**WRITTEN INSTRUCTION**
Retype only what runs from the beginning of the data through the line with "from bokeh.resources import INLINE"; please omit the pictures and keep every line exact.

# start of INFORMATION PROVIDED

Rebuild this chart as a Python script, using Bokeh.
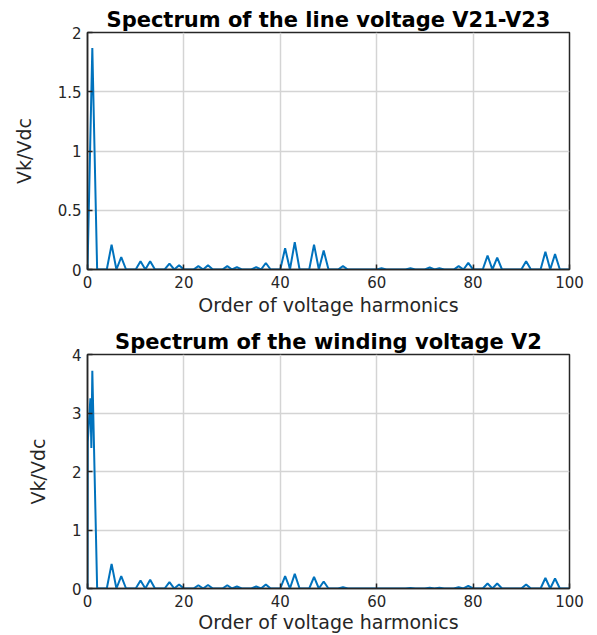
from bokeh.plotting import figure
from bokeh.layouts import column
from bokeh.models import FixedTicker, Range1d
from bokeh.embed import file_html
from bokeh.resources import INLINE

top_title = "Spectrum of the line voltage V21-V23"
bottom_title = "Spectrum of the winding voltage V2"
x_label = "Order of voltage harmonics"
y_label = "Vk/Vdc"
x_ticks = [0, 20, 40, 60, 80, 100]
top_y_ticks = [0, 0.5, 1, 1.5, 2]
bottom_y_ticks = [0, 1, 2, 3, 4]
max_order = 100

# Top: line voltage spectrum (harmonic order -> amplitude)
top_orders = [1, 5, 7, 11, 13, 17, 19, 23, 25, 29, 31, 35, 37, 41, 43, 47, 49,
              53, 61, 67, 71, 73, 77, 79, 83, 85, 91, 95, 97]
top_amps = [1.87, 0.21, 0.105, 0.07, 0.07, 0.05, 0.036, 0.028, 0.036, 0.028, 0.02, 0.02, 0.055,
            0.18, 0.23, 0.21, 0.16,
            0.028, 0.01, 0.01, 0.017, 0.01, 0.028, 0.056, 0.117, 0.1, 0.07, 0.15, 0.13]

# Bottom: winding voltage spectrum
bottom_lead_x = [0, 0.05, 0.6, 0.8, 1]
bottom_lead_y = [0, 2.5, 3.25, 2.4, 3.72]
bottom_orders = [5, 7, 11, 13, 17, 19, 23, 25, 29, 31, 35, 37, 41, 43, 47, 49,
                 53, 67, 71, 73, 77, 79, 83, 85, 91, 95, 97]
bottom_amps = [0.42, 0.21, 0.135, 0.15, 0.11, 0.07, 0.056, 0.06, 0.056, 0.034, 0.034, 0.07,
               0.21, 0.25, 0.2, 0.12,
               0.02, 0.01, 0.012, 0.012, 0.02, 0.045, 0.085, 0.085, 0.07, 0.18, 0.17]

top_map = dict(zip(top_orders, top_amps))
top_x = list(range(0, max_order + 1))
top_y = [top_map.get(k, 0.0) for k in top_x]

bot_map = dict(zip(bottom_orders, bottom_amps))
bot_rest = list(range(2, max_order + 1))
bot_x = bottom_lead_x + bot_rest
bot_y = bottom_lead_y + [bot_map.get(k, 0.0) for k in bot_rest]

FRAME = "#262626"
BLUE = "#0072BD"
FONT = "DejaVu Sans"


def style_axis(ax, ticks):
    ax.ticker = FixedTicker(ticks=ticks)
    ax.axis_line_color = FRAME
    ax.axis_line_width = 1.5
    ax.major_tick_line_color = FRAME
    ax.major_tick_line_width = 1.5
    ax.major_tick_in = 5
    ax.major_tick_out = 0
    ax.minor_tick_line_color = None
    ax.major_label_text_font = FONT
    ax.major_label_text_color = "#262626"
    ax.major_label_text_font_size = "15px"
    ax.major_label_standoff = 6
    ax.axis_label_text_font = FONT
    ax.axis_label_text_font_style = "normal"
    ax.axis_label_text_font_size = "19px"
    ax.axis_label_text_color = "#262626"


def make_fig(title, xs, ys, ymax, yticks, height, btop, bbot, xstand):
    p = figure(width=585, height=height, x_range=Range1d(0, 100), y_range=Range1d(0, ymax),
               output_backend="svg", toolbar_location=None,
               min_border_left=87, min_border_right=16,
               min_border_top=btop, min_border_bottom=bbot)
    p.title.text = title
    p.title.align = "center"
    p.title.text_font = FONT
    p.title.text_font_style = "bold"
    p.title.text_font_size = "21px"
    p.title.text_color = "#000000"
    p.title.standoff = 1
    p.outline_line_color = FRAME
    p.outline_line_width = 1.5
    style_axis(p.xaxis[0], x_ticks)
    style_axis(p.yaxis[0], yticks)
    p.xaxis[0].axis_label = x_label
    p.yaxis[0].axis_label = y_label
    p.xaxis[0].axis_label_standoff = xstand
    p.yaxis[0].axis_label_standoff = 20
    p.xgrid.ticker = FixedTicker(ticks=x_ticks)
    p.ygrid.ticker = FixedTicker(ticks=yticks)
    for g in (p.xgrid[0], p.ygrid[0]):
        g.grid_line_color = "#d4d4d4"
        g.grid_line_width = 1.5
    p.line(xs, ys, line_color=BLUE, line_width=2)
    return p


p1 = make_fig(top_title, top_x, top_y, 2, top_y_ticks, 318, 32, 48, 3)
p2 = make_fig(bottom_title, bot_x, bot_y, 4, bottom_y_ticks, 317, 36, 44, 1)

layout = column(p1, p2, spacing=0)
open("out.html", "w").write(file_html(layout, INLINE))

# end of INFORMATION PROVIDED

**ANSWER FOR THIS EXERCISE**
Rebuild this chart as a Python script, using Bokeh.
from bokeh.plotting import figure
from bokeh.layouts import column
from bokeh.models import FixedTicker, Range1d
from bokeh.embed import file_html
from bokeh.resources import INLINE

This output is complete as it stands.